When we’re little we are told if we love something to set it free, and if it loves us it will come back. So what happens when it doesn’t come back? We’re left sitting on a lonely couch staring out an empty window at a lifeless world wondering why we let the one thing we loved fly away.
I’m here to say my proposal for a new life lesson is that we start teaching people it’s ok to hold on to what they love and fight for it with all they’ve got. If it leaves, at least you go down trying.
The day I learned this lesson was a hard one. Well, it was hard up until the moment I decided I was going to start fighting for what I loved–but before that the weakness in my heart made it almost unbearable to live. To take this even further back, the day I learned to fight for love was a hard one, but as I am writing I am now realizing that the day I was taught to be weak was even harder. It ruined me.

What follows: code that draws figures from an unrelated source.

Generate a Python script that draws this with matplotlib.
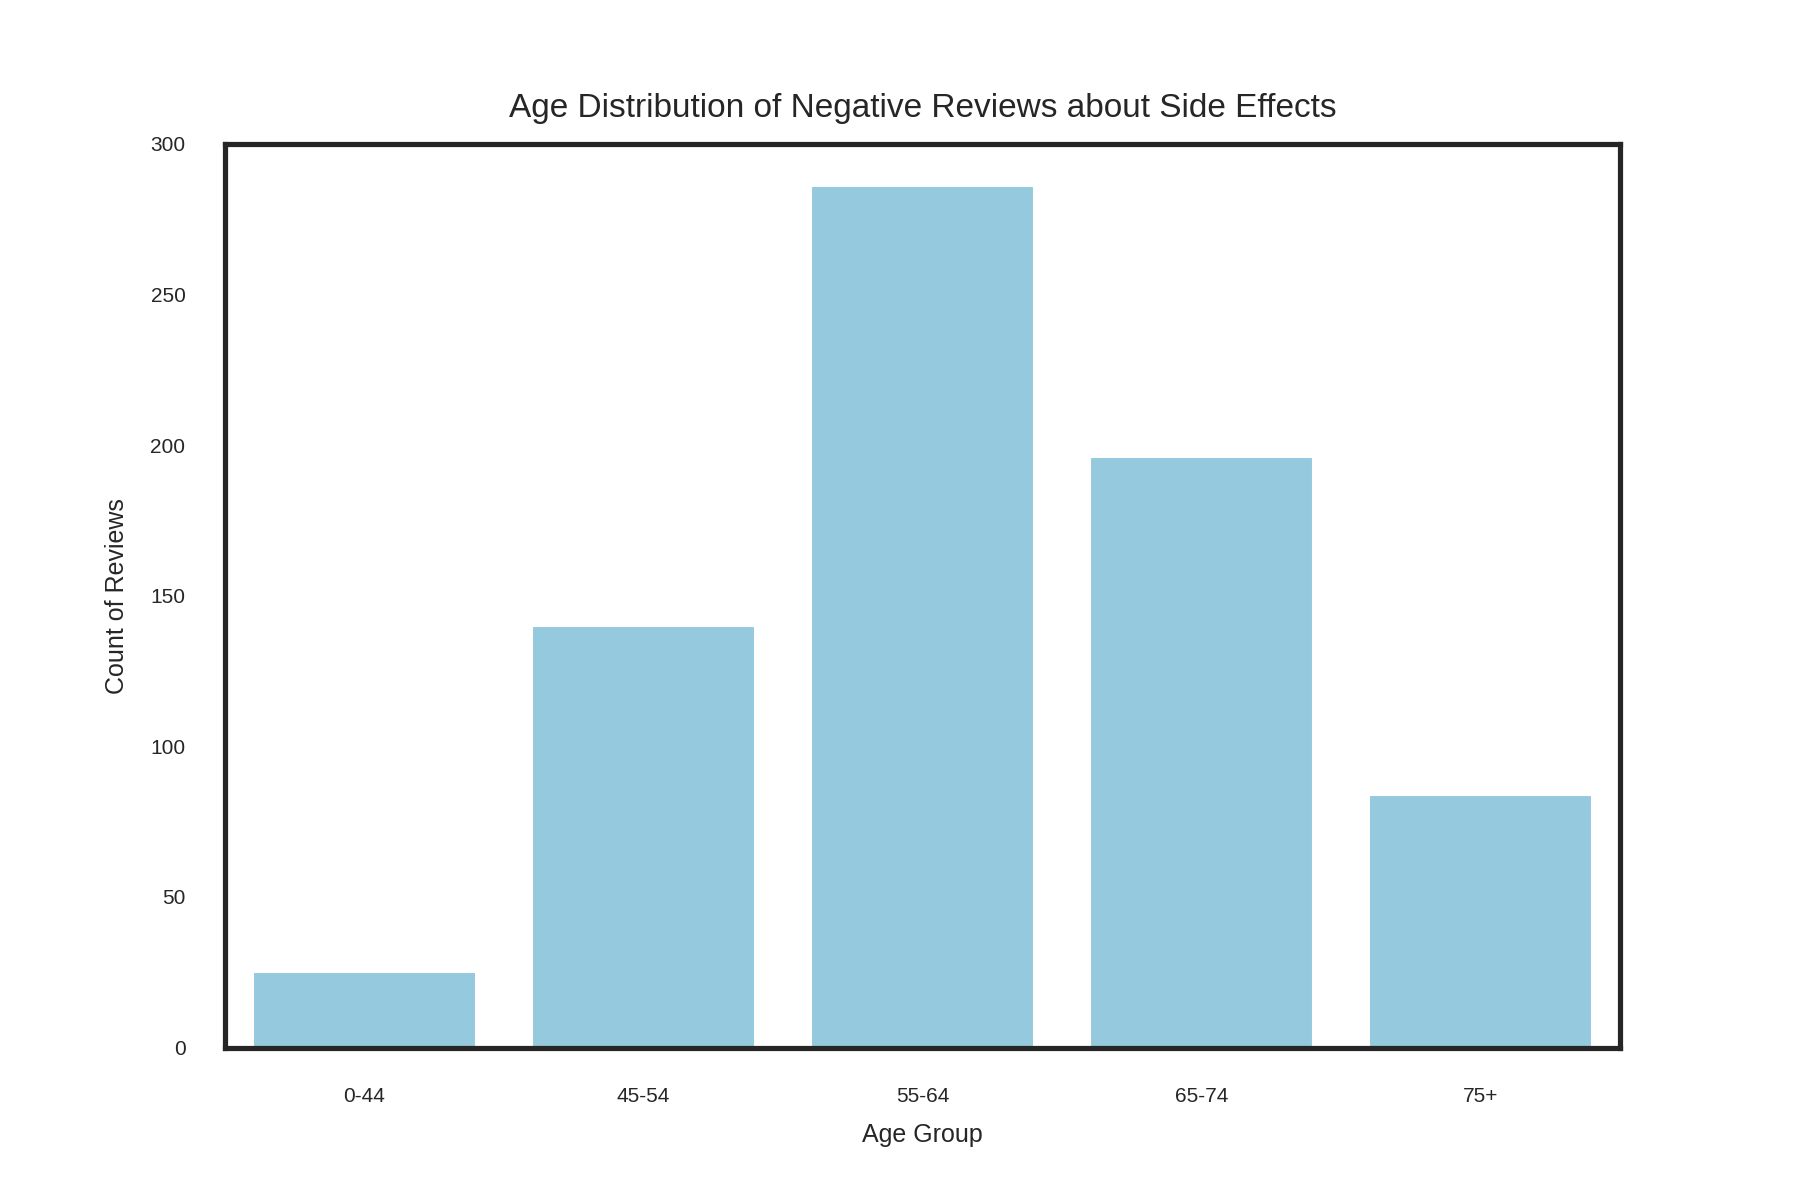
import matplotlib
matplotlib.use("Agg")
import matplotlib.pyplot as plt
import seaborn as sns
import pandas as pd

# === DATA ===
age_groups = ['0-44', '45-54', '55-64', '65-74', '75+']
review_counts = [25, 140, 286, 196, 84]

df = pd.DataFrame({'Age Group': age_groups, 'Count': review_counts})

# === STYLE ===
sns.set_style('white')
plt.rcParams['font.family'] = ['Liberation Sans', 'DejaVu Sans']

fig, ax = plt.subplots(figsize=(12, 8), dpi=150)
fig.subplots_adjust(left=0.125, right=0.9, bottom=0.127, top=0.88)

sns.barplot(data=df, x='Age Group', y='Count', color='skyblue', ax=ax)

ax.set_ylim(0, 300)
ax.set_title('Age Distribution of Negative Reviews about Side Effects', fontsize=16, pad=13)
ax.set_xlabel('Age Group', fontsize=12, labelpad=8)
ax.set_ylabel('Count of Reviews', fontsize=12, labelpad=10)
ax.tick_params(axis='both', length=0, pad=19, labelsize=10)

for side in ax.spines.values():
    side.set_linewidth(2.5)
    side.set_color('#262626')

fig.savefig('out.png', dpi=150)
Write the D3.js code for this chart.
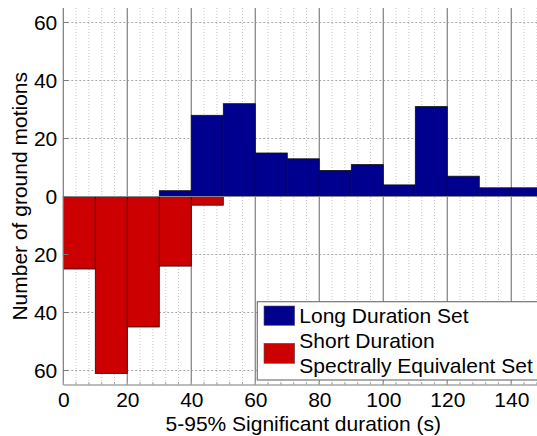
<!DOCTYPE html>
<html>
<head>
<meta charset="utf-8">
<script src="https://cdn.jsdelivr.net/npm/d3@7"></script>
<style>
  html, body { margin: 0; padding: 0; background: #fff; }
  svg { display: block; font-family: "Liberation Sans", Arial, sans-serif; }
</style>
</head>
<body>
<svg id="chart" width="537" height="436"></svg>
<script>
// ---- data ----
const binStarts = [0, 10, 20, 30, 40, 50, 60, 70, 80, 90, 100, 110, 120, 130, 140];
const binWidth = 10;
const longDurationSet = [0, 0, 0, 2, 28, 32, 15, 13, 9, 11, 4, 31, 7, 3, 3];
const shortDurationSet = [25, 61, 45, 24, 3, 0, 0, 0, 0, 0, 0, 0, 0, 0, 0];
const xTicks = [0, 20, 40, 60, 80, 100, 120, 140];
const xMinorTicks = d3.range(0, 151, 4);
const yTicks = [-60, -40, -20, 0, 20, 40, 60];
const seriesNames = ["Long Duration Set", "Short Duration", "Spectrally Equivalent Set"];
const xLabel = "5-95% Significant duration (s)";
const yLabel = "Number of ground motions";
const colors = { long: "#00008f", short: "#cc0000" };

// ---- layout ----
const svg = d3.select("#chart");
const pL = 63.3, pR = 543.3, pT = 8, pB = 385;
const x = d3.scaleLinear().domain([0, 150]).range([pL, pR]);
const y = d3.scaleLinear().domain([-65, 65]).range([pB, pT]);

// minor vertical grid (dotted)
svg.append("g").selectAll("line")
  .data(xMinorTicks.filter(v => v % 20 !== 0))
  .join("line")
  .attr("x1", d => x(d)).attr("x2", d => x(d))
  .attr("y1", pT).attr("y2", pB)
  .attr("stroke", "#c4c4c4").attr("stroke-width", 1)
  .attr("stroke-dasharray", "1,2");

// horizontal major grid (dotted)
svg.append("g").selectAll("line")
  .data(yTicks.filter(v => v !== 0))
  .join("line")
  .attr("x1", pL).attr("x2", pR)
  .attr("y1", d => y(d)).attr("y2", d => y(d))
  .attr("stroke", "#a8a8a8").attr("stroke-width", 1)
  .attr("stroke-dasharray", "2,2");

// vertical major grid (solid)
svg.append("g").selectAll("line")
  .data(xTicks.filter(v => v !== 0))
  .join("line")
  .attr("x1", d => x(d)).attr("x2", d => x(d))
  .attr("y1", pT).attr("y2", pB)
  .attr("stroke", "#8a8a8a").attr("stroke-width", 1.3);

// bars: long duration (up)
svg.append("g").selectAll("rect")
  .data(binStarts.map((b, i) => ({ b, v: longDurationSet[i] })).filter(d => d.v > 0))
  .join("rect")
  .attr("x", d => x(d.b)).attr("width", d => x(d.b + binWidth) - x(d.b))
  .attr("y", d => y(d.v)).attr("height", d => y(0) - y(d.v))
  .attr("fill", colors.long).attr("stroke", "#111").attr("stroke-width", 0.8);

// bars: short duration (down)
svg.append("g").selectAll("rect")
  .data(binStarts.map((b, i) => ({ b, v: shortDurationSet[i] })).filter(d => d.v > 0))
  .join("rect")
  .attr("x", d => x(d.b)).attr("width", d => x(d.b + binWidth) - x(d.b))
  .attr("y", y(0)).attr("height", d => y(-d.v) - y(0))
  .attr("fill", colors.short).attr("stroke", "#111").attr("stroke-width", 0.8);

// zero line
svg.append("line")
  .attr("x1", pL).attr("x2", pR)
  .attr("y1", y(0)).attr("y2", y(0))
  .attr("stroke", "#888").attr("stroke-width", 1);

// axes
const xAxis = d3.axisBottom(x).tickValues(xTicks).tickSize(0).tickPadding(0);
const gx = svg.append("g").attr("transform", `translate(0,${pB})`).call(xAxis);
gx.select(".domain").remove();
gx.selectAll("text").attr("font-size", 21).attr("fill", "#000")
  .attr("dy", null).attr("y", 22);

const yAxis = d3.axisLeft(y).tickValues(yTicks).tickSize(0).tickPadding(0)
  .tickFormat(d => Math.abs(d));
const gy = svg.append("g").attr("transform", `translate(${pL},0)`).call(yAxis);
gy.select(".domain").remove();
gy.selectAll("text").attr("font-size", 21).attr("fill", "#000").attr("x", -6);

// axis lines
svg.append("line").attr("x1", pL).attr("x2", pL).attr("y1", pT).attr("y2", pB)
  .attr("stroke", "#7a7a7a").attr("stroke-width", 1.2);
svg.append("line").attr("x1", pL).attr("x2", pR).attr("y1", pB).attr("y2", pB)
  .attr("stroke", "#7a7a7a").attr("stroke-width", 1.2);

// small ticks
svg.append("g").selectAll("line").data(yTicks).join("line")
  .attr("x1", pL).attr("x2", pL + 5).attr("y1", d => y(d)).attr("y2", d => y(d))
  .attr("stroke", "#7a7a7a");
svg.append("g").selectAll("line").data(xMinorTicks).join("line")
  .attr("x1", d => x(d)).attr("x2", d => x(d)).attr("y1", pB).attr("y2", pB - 3)
  .attr("stroke", "#aaa");

// axis titles
svg.append("text").attr("x", (pL + pR) / 2).attr("y", 430.5)
  .attr("text-anchor", "middle").attr("font-size", 21).text(xLabel);
svg.append("text").attr("transform", "translate(26.7,196.3) rotate(-90)")
  .attr("text-anchor", "middle").attr("font-size", 21).text(yLabel);

// legend
const lg = svg.append("g");
lg.append("rect").attr("x", 257.3).attr("y", 301.7).attr("width", 300).attr("height", 78.3)
  .attr("fill", "#fff").attr("stroke", "#777").attr("stroke-width", 1.2);
lg.append("rect").attr("x", 264).attr("y", 306).attr("width", 30.7).attr("height", 19.3)
  .attr("fill", colors.long).attr("stroke", "#555").attr("stroke-width", 0.6);
lg.append("rect").attr("x", 264).attr("y", 343.3).attr("width", 30.7).attr("height", 20)
  .attr("fill", colors.short).attr("stroke", "#555").attr("stroke-width", 0.6);
lg.append("text").attr("x", 299.3).attr("y", 323.3).attr("font-size", 21).text(seriesNames[0]);
lg.append("text").attr("x", 299.3).attr("y", 348.3).attr("font-size", 21).text(seriesNames[1]);
lg.append("text").attr("x", 299.3).attr("y", 372.7).attr("font-size", 21).text(seriesNames[2]);
</script>
</body>
</html>
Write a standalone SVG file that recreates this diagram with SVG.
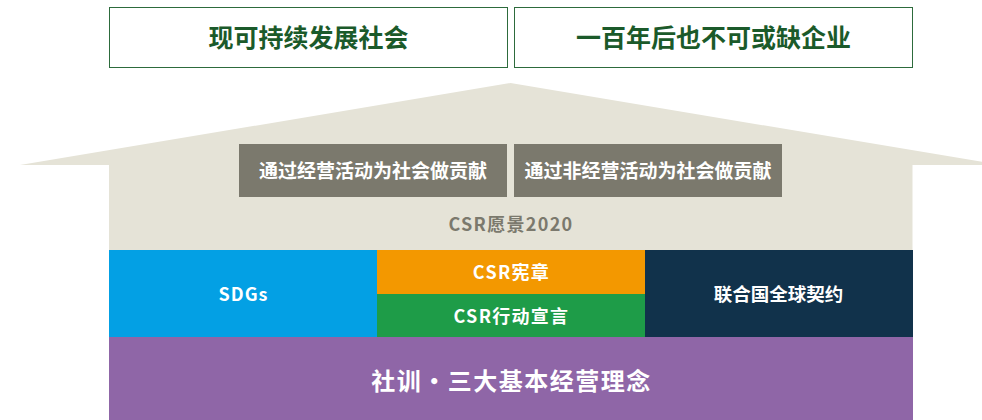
<svg xmlns="http://www.w3.org/2000/svg" width="982" height="420" viewBox="0 0 982 420">
<style>
text{font-family:"Noto Sans CJK SC","Noto Sans",sans-serif;font-weight:700;text-anchor:middle}
.top{fill:#fff;stroke:#2d6b3c;stroke-width:1}
.topt{fill:#1b5a2a;font-size:25px}
.gray{fill:#7b796d}
.wt{fill:#fff}
.ls{letter-spacing:1.3px}
</style>
<rect width="982" height="420" fill="#fff"/>
<g id="goal1"><rect class="top" x="109.5" y="7.5" width="398" height="60"/><text class="topt" x="308.5" y="47">现可持续发展社会</text></g>
<g id="goal2"><rect class="top" x="514.5" y="7.5" width="398" height="60"/><text class="topt" x="713.5" y="47">一百年后也不可或缺企业</text></g>
<g id="house"><polygon points="20,165 510.5,83 1001,165 912.5,165 912.5,250 109,250 109,165" fill="#e5e3d7"/>
<text class="ls" x="511" y="231" font-size="18" fill="#7b796d">CSR愿景2020</text></g>
<g id="biz"><rect class="gray" x="239" y="144" width="268" height="53"/><text class="wt" x="373" y="177.5" font-size="19">通过经营活动为社会做贡献</text></g>
<g id="nonbiz"><rect class="gray" x="514" y="144" width="268" height="53"/><text class="wt" x="648" y="177.5" font-size="19">通过非经营活动为社会做贡献</text></g>
<g id="sdgs"><rect x="109" y="250" width="268" height="87" fill="#03a0e4"/><text class="wt" x="243.5" y="301" font-size="18" letter-spacing="1">SDGs</text></g>
<g id="charter"><rect x="377" y="250" width="268" height="44" fill="#f39800"/><text class="wt ls" x="511.5" y="279" font-size="18">CSR宪章</text></g>
<g id="action"><rect x="377" y="294" width="268" height="43" fill="#1e9c48"/><text class="wt ls" x="511.5" y="323" font-size="18">CSR行动宣言</text></g>
<g id="ungc"><rect x="645" y="250" width="268" height="87" fill="#11324b"/><text class="wt" x="778.5" y="301" font-size="18.5">联合国全球契约</text></g>
<g id="base"><rect x="109" y="337" width="804" height="83" fill="#8f66a7"/><text class="wt" x="511.5" y="390" font-size="24" letter-spacing="1.5">社训・三大基本经营理念</text></g>
<g id="connectors"/>
</svg>
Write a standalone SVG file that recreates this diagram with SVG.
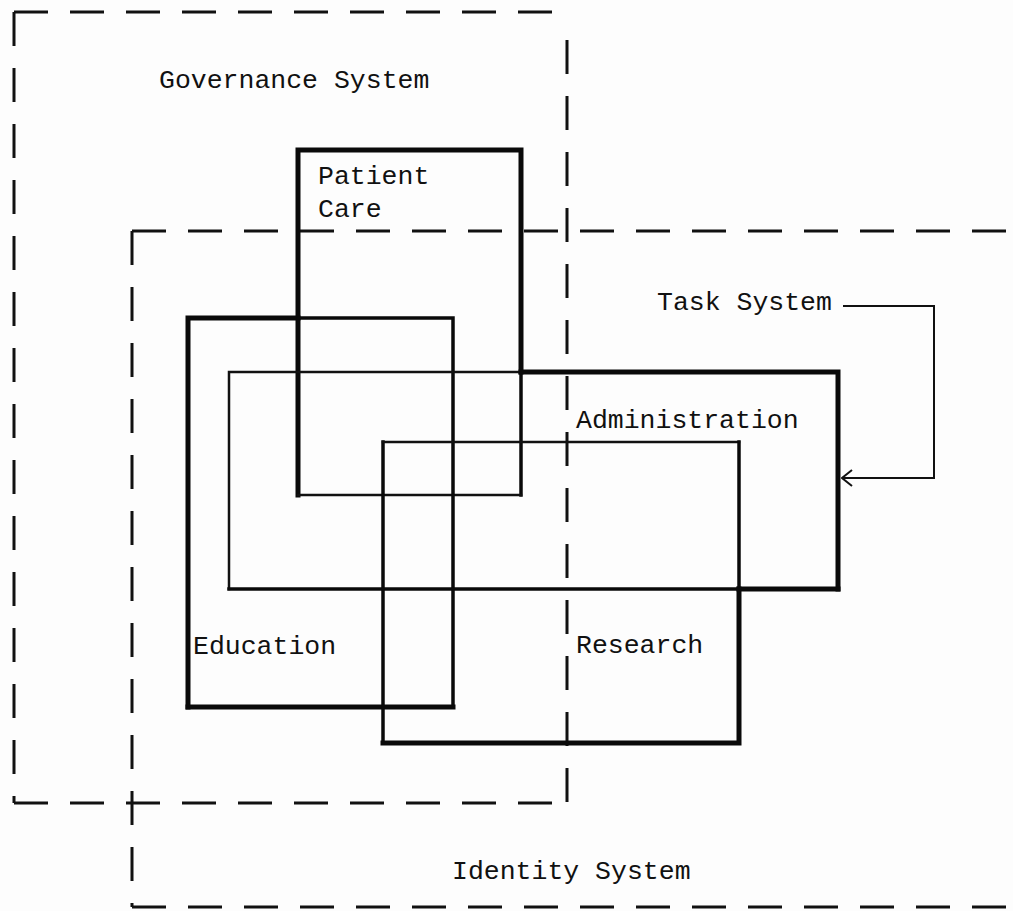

“If it’s meant to be, it will be,” my dad spoke softly to me. I knew he was only trying to help, but when you’re a thirteen-year-old girl experiencing heart break there is not much that can help. But—somehow—those words slowly sunk in. Perhaps because he said them every day or perhaps because I needed to believe something so the pain would stop. Either way, they sunk in. “If it’s meant to be it will be.” On this day, and the weeks following, I learned to be weak. I learned to let things “be” when and if they were meant to. I learned to let people walk in and out of my life in the blink of an eye. I learned to watch them go and whisper to myself, “If it was meant to be, it would have been.” I learned this so well that I learned it about my dad.
What I didn’t know all those years was that I could actually make things be as I wanted them to. That’s a lie; I did know this, but I chose not to believe it. How could I have so much control over my own destiny? Well, the day my dad died I realized I could control what and who was meant to be. Sitting as his funeral, cold and lifeless, his words echoed in my ear—“if it is meant to be, it will be…” I refused to believe him anymore. I would not accept that he was gone, it could not be.
It’s ok to hold on to what you love and fight for it with all you’ve got. If it leaves, at least you go down trying. The day my heart broke when I was thirteen-years-old and my dad tried to help, I told him to stay out of my life. He didn’t. I persisted. And when he finally walked away I let him. I let it be and I won’t make that mistake again.